Entries with chart source code
###

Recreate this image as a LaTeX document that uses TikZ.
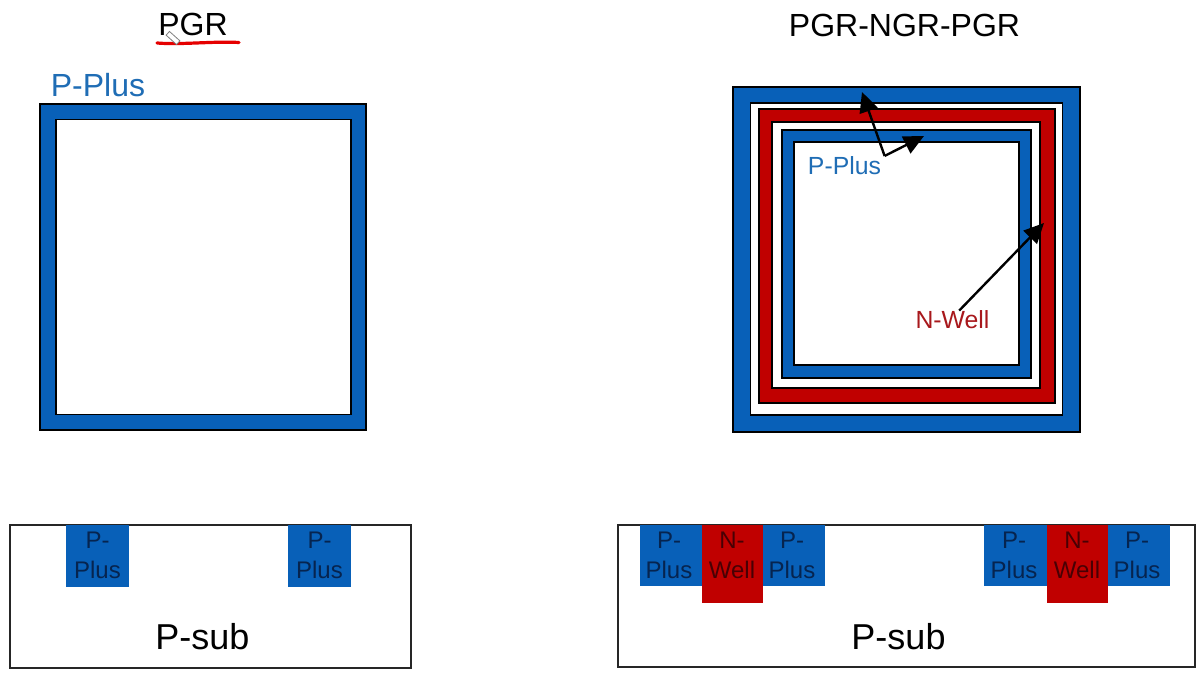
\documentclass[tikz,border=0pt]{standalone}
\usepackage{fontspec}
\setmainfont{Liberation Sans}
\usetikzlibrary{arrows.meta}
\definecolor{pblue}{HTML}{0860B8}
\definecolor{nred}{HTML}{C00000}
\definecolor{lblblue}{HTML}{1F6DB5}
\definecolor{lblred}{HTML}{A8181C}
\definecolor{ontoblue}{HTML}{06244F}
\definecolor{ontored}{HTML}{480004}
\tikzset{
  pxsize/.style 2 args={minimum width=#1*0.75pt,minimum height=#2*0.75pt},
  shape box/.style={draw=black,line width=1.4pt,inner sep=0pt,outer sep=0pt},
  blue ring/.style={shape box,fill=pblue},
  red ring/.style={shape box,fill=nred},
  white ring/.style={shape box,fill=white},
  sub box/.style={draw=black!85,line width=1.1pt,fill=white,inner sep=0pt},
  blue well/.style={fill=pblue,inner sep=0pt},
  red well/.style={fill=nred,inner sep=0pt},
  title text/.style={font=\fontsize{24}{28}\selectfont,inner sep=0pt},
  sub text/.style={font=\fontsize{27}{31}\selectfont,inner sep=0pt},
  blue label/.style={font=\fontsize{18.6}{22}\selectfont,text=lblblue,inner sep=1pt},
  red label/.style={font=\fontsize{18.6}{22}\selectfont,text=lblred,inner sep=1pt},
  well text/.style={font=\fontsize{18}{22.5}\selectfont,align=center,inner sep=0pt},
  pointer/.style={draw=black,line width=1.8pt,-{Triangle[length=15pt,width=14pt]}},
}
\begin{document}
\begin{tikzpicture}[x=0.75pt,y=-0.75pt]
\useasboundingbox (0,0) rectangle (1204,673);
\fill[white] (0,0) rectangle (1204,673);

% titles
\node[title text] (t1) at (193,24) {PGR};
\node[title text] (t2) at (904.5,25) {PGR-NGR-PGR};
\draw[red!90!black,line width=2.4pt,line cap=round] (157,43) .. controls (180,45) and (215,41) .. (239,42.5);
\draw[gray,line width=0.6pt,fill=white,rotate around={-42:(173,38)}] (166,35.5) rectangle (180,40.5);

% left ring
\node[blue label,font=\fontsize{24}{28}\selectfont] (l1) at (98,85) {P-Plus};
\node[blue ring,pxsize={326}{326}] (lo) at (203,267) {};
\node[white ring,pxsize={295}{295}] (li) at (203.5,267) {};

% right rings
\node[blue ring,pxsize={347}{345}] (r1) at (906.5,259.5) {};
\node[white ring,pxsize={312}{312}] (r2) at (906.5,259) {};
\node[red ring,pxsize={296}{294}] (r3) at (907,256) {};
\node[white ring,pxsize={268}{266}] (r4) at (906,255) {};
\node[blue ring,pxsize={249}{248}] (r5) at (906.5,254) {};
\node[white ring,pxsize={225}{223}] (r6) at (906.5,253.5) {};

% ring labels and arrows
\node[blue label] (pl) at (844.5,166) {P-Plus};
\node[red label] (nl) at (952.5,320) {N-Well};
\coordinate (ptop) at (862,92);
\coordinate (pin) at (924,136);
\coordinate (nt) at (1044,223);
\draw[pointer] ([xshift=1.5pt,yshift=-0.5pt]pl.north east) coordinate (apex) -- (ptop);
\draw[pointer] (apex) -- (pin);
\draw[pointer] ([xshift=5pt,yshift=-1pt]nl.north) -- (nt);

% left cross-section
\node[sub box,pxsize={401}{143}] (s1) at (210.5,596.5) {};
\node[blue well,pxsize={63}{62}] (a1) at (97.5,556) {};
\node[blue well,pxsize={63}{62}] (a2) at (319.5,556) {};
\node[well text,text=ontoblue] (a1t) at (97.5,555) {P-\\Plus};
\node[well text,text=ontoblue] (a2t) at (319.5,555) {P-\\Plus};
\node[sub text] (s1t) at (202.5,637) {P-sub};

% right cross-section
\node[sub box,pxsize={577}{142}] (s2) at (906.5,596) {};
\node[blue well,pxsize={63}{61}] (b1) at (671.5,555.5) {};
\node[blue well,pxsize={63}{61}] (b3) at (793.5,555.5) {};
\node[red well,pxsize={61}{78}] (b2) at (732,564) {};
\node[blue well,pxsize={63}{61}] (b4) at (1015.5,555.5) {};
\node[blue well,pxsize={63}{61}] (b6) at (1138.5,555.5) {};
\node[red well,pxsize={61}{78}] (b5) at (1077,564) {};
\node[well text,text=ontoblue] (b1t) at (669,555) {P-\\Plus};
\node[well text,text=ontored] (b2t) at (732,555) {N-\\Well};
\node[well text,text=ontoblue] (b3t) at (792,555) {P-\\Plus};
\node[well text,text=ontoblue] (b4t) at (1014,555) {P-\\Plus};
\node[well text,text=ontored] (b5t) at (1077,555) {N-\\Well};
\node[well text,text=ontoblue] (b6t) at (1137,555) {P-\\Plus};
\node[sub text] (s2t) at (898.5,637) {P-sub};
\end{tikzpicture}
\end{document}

###

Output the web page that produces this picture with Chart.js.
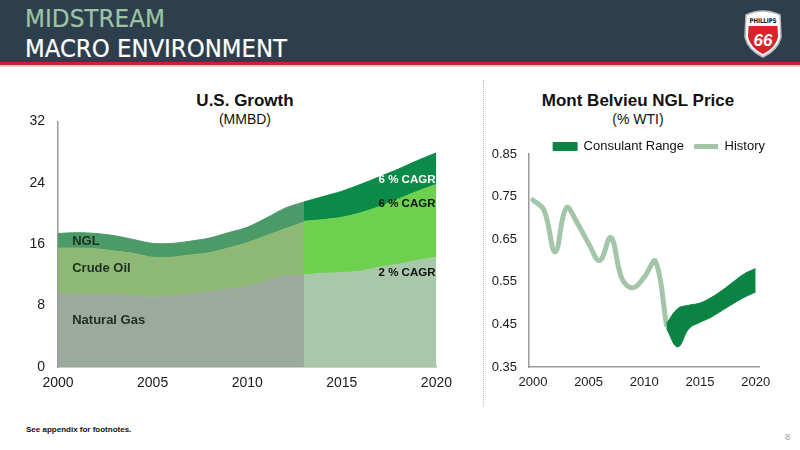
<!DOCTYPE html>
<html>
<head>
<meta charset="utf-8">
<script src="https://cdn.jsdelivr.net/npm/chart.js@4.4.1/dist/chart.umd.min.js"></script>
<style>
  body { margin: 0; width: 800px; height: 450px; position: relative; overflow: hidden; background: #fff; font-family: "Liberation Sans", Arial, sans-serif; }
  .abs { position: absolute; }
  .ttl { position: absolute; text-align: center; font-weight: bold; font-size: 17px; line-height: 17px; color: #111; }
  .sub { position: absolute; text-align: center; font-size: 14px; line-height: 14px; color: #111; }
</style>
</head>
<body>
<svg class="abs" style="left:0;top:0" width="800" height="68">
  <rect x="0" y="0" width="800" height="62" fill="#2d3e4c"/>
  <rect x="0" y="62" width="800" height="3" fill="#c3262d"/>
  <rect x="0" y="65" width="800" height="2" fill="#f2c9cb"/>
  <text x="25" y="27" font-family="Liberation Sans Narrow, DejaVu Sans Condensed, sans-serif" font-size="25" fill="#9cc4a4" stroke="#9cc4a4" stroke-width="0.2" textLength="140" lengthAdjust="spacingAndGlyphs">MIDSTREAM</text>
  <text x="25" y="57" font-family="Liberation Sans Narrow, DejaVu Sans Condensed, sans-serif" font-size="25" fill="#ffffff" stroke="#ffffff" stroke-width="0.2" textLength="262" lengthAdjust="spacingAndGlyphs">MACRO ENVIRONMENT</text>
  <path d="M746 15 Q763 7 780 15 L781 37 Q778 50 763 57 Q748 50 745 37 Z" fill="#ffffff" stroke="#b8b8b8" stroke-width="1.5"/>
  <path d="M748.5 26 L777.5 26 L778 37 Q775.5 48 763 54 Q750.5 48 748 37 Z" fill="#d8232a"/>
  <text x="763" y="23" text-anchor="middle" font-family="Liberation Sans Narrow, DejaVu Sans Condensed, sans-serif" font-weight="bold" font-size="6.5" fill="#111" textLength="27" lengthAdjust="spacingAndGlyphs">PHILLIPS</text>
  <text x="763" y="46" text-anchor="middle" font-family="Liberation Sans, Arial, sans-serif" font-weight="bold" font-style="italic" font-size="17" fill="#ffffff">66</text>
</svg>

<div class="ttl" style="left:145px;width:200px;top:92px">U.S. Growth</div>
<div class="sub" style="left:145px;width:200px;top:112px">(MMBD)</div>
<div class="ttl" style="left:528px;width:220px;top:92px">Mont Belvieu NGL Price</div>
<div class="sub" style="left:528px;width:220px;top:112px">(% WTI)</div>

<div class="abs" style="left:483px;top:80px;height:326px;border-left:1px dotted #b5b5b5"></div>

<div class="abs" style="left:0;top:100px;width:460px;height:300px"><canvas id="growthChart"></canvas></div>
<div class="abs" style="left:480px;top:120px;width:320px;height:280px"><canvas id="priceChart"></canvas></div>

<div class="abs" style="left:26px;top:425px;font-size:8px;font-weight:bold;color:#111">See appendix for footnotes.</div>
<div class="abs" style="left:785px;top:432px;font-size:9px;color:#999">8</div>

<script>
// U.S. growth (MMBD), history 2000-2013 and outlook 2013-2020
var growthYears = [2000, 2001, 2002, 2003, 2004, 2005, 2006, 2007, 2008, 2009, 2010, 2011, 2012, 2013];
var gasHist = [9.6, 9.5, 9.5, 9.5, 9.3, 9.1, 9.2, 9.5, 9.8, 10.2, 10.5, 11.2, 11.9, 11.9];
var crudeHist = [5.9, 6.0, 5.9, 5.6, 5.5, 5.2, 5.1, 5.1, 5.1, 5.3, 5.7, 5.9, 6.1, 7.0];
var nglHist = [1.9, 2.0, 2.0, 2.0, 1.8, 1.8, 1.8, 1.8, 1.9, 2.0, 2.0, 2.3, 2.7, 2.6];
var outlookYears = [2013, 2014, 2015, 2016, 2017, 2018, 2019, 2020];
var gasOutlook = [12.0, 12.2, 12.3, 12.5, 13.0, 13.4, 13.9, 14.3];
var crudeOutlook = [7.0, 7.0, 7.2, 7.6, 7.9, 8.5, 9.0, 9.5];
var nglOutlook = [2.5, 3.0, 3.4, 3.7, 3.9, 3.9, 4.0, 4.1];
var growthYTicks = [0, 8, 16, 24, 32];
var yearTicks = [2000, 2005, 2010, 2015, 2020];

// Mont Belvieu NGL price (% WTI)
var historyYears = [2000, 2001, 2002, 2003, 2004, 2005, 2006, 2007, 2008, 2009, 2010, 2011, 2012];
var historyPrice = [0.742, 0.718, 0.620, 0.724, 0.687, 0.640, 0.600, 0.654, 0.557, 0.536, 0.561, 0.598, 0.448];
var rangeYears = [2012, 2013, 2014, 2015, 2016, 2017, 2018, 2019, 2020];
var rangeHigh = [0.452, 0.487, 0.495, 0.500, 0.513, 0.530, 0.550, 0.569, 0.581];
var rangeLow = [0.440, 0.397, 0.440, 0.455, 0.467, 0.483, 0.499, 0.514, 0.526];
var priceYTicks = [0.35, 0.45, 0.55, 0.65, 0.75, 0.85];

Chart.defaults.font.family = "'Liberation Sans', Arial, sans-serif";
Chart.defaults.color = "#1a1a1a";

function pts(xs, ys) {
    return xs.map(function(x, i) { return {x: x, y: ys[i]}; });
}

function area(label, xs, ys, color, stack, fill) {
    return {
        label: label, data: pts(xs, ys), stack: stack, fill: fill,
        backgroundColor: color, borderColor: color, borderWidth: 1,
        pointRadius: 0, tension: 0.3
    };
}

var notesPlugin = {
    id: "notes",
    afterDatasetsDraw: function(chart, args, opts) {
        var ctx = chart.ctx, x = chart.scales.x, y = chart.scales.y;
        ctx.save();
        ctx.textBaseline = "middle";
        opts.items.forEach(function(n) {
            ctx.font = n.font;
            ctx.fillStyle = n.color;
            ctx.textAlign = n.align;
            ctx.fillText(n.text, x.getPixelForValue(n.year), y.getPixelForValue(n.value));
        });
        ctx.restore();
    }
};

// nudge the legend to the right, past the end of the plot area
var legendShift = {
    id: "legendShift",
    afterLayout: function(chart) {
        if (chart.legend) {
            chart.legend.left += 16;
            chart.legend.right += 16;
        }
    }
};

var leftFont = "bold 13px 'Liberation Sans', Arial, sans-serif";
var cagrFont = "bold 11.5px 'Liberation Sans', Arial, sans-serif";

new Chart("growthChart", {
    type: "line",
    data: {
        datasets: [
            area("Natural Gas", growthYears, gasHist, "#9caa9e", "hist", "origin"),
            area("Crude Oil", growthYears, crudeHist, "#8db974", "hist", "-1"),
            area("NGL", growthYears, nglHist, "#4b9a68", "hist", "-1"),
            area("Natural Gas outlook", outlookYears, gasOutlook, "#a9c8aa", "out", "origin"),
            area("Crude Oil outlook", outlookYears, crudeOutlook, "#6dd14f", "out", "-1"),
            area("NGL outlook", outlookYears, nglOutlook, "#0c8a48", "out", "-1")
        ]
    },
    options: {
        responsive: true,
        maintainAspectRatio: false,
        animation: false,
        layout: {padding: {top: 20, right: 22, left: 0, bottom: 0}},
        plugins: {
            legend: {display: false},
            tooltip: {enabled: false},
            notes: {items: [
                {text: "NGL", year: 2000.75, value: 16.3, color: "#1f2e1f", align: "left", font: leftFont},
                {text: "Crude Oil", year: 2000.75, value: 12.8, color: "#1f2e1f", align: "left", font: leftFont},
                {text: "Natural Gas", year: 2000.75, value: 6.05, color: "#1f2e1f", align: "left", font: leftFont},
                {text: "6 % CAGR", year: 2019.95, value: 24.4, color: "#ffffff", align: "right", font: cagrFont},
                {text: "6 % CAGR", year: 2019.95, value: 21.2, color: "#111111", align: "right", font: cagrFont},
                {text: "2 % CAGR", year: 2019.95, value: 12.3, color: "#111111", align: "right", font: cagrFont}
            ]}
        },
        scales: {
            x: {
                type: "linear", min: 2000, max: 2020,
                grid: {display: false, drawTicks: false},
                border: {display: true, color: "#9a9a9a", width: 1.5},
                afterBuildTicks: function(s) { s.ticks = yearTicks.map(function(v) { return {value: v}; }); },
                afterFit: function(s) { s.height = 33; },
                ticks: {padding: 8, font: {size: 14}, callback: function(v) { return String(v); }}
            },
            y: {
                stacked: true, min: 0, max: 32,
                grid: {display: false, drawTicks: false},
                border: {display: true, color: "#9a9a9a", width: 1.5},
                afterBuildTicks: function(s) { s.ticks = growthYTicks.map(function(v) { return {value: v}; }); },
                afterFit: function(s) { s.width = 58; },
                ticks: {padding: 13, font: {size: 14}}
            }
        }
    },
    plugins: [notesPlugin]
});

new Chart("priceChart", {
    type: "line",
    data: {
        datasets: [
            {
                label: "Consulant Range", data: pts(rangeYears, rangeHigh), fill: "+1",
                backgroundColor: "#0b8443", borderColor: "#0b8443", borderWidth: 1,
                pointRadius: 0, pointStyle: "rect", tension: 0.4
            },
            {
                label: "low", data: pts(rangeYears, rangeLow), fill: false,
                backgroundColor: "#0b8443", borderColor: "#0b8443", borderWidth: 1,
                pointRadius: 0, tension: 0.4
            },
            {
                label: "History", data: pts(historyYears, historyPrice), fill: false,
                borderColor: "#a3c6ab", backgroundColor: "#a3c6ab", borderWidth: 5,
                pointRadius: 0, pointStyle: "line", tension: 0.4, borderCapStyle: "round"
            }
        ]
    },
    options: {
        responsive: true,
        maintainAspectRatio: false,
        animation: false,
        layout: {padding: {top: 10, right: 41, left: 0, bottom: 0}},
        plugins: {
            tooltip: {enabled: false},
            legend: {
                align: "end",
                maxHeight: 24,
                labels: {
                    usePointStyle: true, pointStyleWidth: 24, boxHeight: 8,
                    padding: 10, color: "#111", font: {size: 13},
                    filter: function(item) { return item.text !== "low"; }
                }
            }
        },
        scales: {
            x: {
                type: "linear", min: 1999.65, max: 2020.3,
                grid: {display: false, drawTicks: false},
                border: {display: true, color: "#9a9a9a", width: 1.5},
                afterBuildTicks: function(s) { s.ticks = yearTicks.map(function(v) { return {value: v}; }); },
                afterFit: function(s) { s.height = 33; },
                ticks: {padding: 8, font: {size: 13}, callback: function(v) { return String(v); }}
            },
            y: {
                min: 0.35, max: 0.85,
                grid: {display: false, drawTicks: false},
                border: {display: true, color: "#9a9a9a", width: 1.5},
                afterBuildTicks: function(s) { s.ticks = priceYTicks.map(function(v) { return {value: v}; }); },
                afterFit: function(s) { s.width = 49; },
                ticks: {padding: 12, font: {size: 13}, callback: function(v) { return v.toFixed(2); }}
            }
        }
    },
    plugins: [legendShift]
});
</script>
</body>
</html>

###

» WORK TO BE COMPLETED
Select every line where the word "that" occurs.

» EXERCISE RESPONSE
Recreate this image as a LaTeX document that uses TikZ.
Output the web page that produces this picture with Chart.js.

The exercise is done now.